Безусловно, инфернальные приключения Конрада в сотрясаемом судорогами мире Острова Традиции - это история о маленьком слабом противном самому себе жителе фантастического, умирающего и распадающегося на куски советского мира. Как Конрад, ужасаясь, с трудом принимая почти сюрреалистическую окружающую действительность, постепенно привыкает к ней, приспосабливается и незаметно становится ее обитателем, так человек из как будто бы совершенно чудовищно далекой советской страны становится жителем постмодернистской реальности. С кровью рвет пуповину, с трудом переживает сепарацию от токсичной гиперопекающей родины-матери.

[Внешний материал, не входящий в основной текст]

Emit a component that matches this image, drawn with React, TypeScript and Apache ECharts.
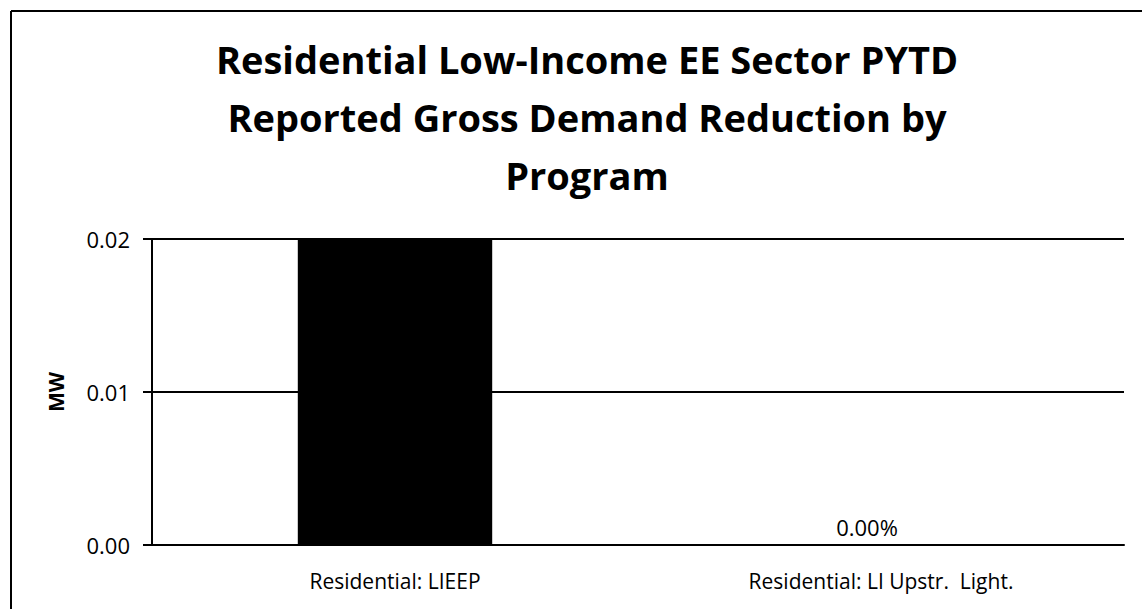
import React, { useEffect, useRef } from "react";
import * as echarts from "echarts";

const titleLines = [
  "Residential Low-Income EE Sector PYTD",
  "Reported Gross Demand Reduction by",
  "Program",
];
const categories = ["Residential: LIEEP", "Residential: LI Upstr.  Light."];
const values = [0.02, 0];
const barLabels = ["", "0.00%"];
const yTicks = { min: 0, max: 0.02, interval: 0.01 };
const yAxisName = "MW";

export default function App() {
  const ref = useRef<HTMLDivElement>(null);
  useEffect(() => {
    if (!ref.current) return;
    const chart = echarts.init(ref.current, null, { renderer: "svg" });
    const font = "'Open Sans', 'DejaVu Sans', sans-serif";
    chart.setOption({
      animation: false,
      backgroundColor: "#ffffff",
      title: {
        text: titleLines.join("\n"),
        left: 582,
        top: 25,
        textAlign: "center",
        textStyle: {
          fontFamily: font,
          fontWeight: "bold",
          fontSize: 38,
          lineHeight: 58,
          color: "#000",
        },
      },
      graphic: [
        { type: "line", shape: { x1: 11, y1: 11, x2: 1142, y2: 11 }, style: { stroke: "#000", lineWidth: 2 } },
        { type: "line", shape: { x1: 11, y1: 11, x2: 11, y2: 609 }, style: { stroke: "#000", lineWidth: 2 } },
      ],
      grid: { left: 152, right: 18, top: 239, bottom: 64, containLabel: false },
      xAxis: {
        type: "category",
        data: categories,
        axisLine: { show: true, lineStyle: { color: "#000", width: 2 } },
        axisTick: { show: false },
        axisLabel: { fontFamily: font, fontSize: 21, color: "#000", margin: 25 },
      },
      yAxis: {
        type: "value",
        min: yTicks.min,
        max: yTicks.max,
        interval: yTicks.interval,
        name: yAxisName,
        nameLocation: "middle",
        nameGap: 86,
        nameRotate: 90,
        nameTextStyle: { fontFamily: font, fontWeight: "bold", fontSize: 21, color: "#000" },
        axisLine: { show: true, lineStyle: { color: "#000", width: 2 } },
        axisTick: { show: true, length: 9, lineStyle: { color: "#000", width: 2 } },
        axisLabel: {
          fontFamily: font,
          fontSize: 22,
          color: "#000",
          margin: 22,
          formatter: (v: number) => v.toFixed(2),
        },
        splitLine: { show: true, lineStyle: { color: "#000", width: 2 } },
      },
      series: [
        {
          type: "bar",
          barWidth: "40%",
          data: values.map((v, i) => ({
            value: v,
            label: {
              show: barLabels[i] !== "",
              position: "top",
              distance: 7,
              offset: [-14, 0],
              formatter: barLabels[i],
              fontFamily: font,
              fontSize: 22,
              color: "#000",
            },
          })),
          itemStyle: { color: "#000" },
        },
      ],
    });
    return () => chart.dispose();
  }, []);
  return (
    <div
      ref={ref}
      style={{ position: "fixed", left: 0, top: 0, width: 1142, height: 609 }}
    />
  );
}
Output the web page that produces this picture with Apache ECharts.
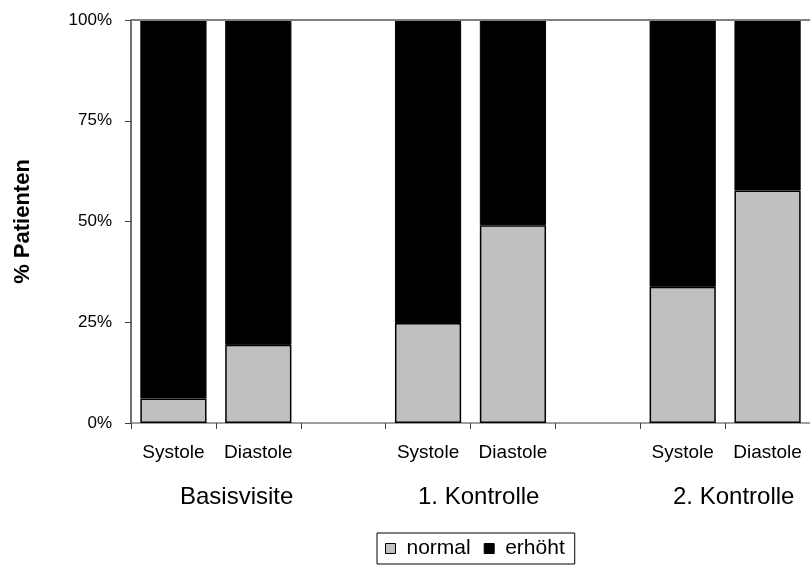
<!DOCTYPE html>
<html><head><meta charset="utf-8">
<script src="https://cdn.jsdelivr.net/npm/echarts@6/dist/echarts.min.js"></script>
<style>html,body{margin:0;padding:0;background:#fff}#c{width:810px;height:571px}</style>
</head><body><div id="c"></div>
<script>
const categories = ['Systole','Diastole','','Systole','Diastole','','Systole','Diastole'];
const groupLabels = ['Basisvisite','1. Kontrolle','2. Kontrolle'];
const normalValues = [6.1, 19.4, null, 24.8, 49.1, null, 33.8, 57.7];
const erhoehtValues = normalValues.map(v => v == null ? null : 100 - v);
const yTicks = [0, 25, 50, 75, 100];

const chart = echarts.init(document.getElementById('c'));
const font = 'Liberation Sans, Arial, sans-serif';
chart.setOption({
  animation: false,
  textStyle: {fontFamily: font},
  grid: {left: 131, right: -7, top: 20, bottom: 148, containLabel: false},
  legend: {
    top: 533, left: 377,
    data: ['normal','erhöht'],
    itemWidth: 10, itemHeight: 10, itemGap: 13,
    icon: 'rect',
    borderColor: '#000', borderWidth: 1, padding: [5, 10, 5, 8],
    itemStyle: {borderColor: '#000', borderWidth: 1},
    textStyle: {fontSize: 21, color: '#000', fontFamily: font, padding: [0,0,0,6]}
  },
  xAxis: {
    type: 'category', data: categories,
    axisLine: {lineStyle: {color: '#808080', width: 1.5}},
    axisTick: {show: true, length: 6, interval: 0, lineStyle: {color: '#404040'}},
    axisLabel: {fontSize: 19, color: '#000', margin: 20, interval: 0, fontFamily: font}
  },
  yAxis: {
    type: 'value', min: 0, max: 100, interval: 25,
    name: '% Patienten', nameLocation: 'middle', nameGap: 97, nameRotate: 90,
    nameTextStyle: {fontSize: 22, fontWeight: 'bold', color: '#000', fontFamily: font},
    axisLine: {show: true, lineStyle: {color: '#404040', width: 1.5}},
    axisTick: {show: true, length: 6, inside: false, lineStyle: {color: '#404040'}},
    splitLine: {show: false},
    axisLabel: {fontSize: 17, color: '#000', margin: 19, fontFamily: font,
      formatter: v => yTicks.includes(v) ? v + '%' : ''}
  },
  series: [
    {name: 'normal', type: 'bar', stack: 's', data: normalValues, barCategoryGap: '22%',
     itemStyle: {color: '#c0c0c0', borderColor: '#000', borderWidth: 1.5},
     markLine: {silent: true, symbol: 'none', label: {show: false},
       lineStyle: {color: '#808080', width: 2, type: 'solid'}, data: [{yAxis: 100}]}},
    {name: 'erhöht', type: 'bar', stack: 's', data: erhoehtValues, barCategoryGap: '22%',
     itemStyle: {color: '#000', borderColor: '#000', borderWidth: 1}}
  ],
  graphic: [
    {type: 'text', left: 180, top: 485, style: {text: groupLabels[0], fill: '#000', font: '24px ' + font}},
    {type: 'text', left: 418, top: 485, style: {text: groupLabels[1], fill: '#000', font: '24px ' + font}},
    {type: 'text', left: 673, top: 485, style: {text: groupLabels[2], fill: '#000', font: '24px ' + font}}
  ]
});
</script></body></html>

Усвоенная беспомощность рождает невроз. Так в тексте романа появляются фрагменты “книги легитимации” - и ее навязчивой необходимости, поиска легитимации как важнейшего элемента для выживания. “А главное - как быть с легитимацией? С оправданием индивидуального существования?” Необходимость легитимации текста как литературного феномена, постоянной легитимации своего существования (как будто простого факта бытия недостаточно) - этот страх создает постоянное ощущение фоновой тревоги, которая не исчезает никогда и сопровождает каждый эпизод жизни, каждый разговор, каждый вдох.

В начале Конрад появляется из ниоткуда на разбитом велосипеде, чтобы на протяжении пары сотен страниц рассказать читателю все, что накопилось у него на душе, искупать читателя в собственных переживаниях, собственноручно дорушить дряхлый издыхающий мир, уничтожить традицию на наших глазах - и в конце таком же велосипеде уехать прочь.

Оставляя, однако, открытыми вопросы о том, что является искусством и в какой момент текст легитимизируется как искусство, должно ли читателю быть комфортно и уютно внутри текста - или фигура автора может стать абъюзером, принуждающим читателя все глубже и глубже проникать в мир неприятного другого, ставя вопрос о насилии по-новому, делая читателя его объектом, заставляя погрузится в него и пережить - отнюдь не как безопасно отстраненный наблюдатель.

“Это всё вторичная музыка, говорила Анна. Ремесленные стилизации под подлинник. Может, правы были обитатели гессевской Касталии, что наложили запрет на сочинение новой музыки и всецело отдались изучению старой. Писать новую музыку - всё равно что писать новые молитвы, тогда как доходчивы и действенны только древние”.

Что же остается в таком случае? Остановить движение истории, уничтожить культуру и неизменно вздыхать об утраченном золотом веке?

К счастью, задача искусства - фиксировать реальность, происходящую здесь и сейчас. Шарль Бодлер требовал от искусства “обостренного чувства современности - такого, которое бы позволяло фиксировать настоящее время со всеми сиюминутными приметами и подчеркивать в нем те смыслы, благодаря которым оно остается в вечности”. В этом смысле невозможен никакой подлинник - потому что фиксация еще не вполне названных ощущений, витающих в воздухе эпохи - единственное, что имеет значение.

Как бы то ни было, постмодернистский по своей задумке роман, неожиданно прорывается во вполне актуальные синтетические практики письма. Неожиданное взаимодействие с читателем, переживание насилия, состояние постоянной фоновой тревоги, ощущение тотальной несовместимости приводят этот крепко замешанный постмодернистский коктейль из детектива, антиутопии, лирической прозы и очерка к любопытной возможности прочтения сквозь современный опыт преодоления советской травмы и жизни в совершенно иной реальности.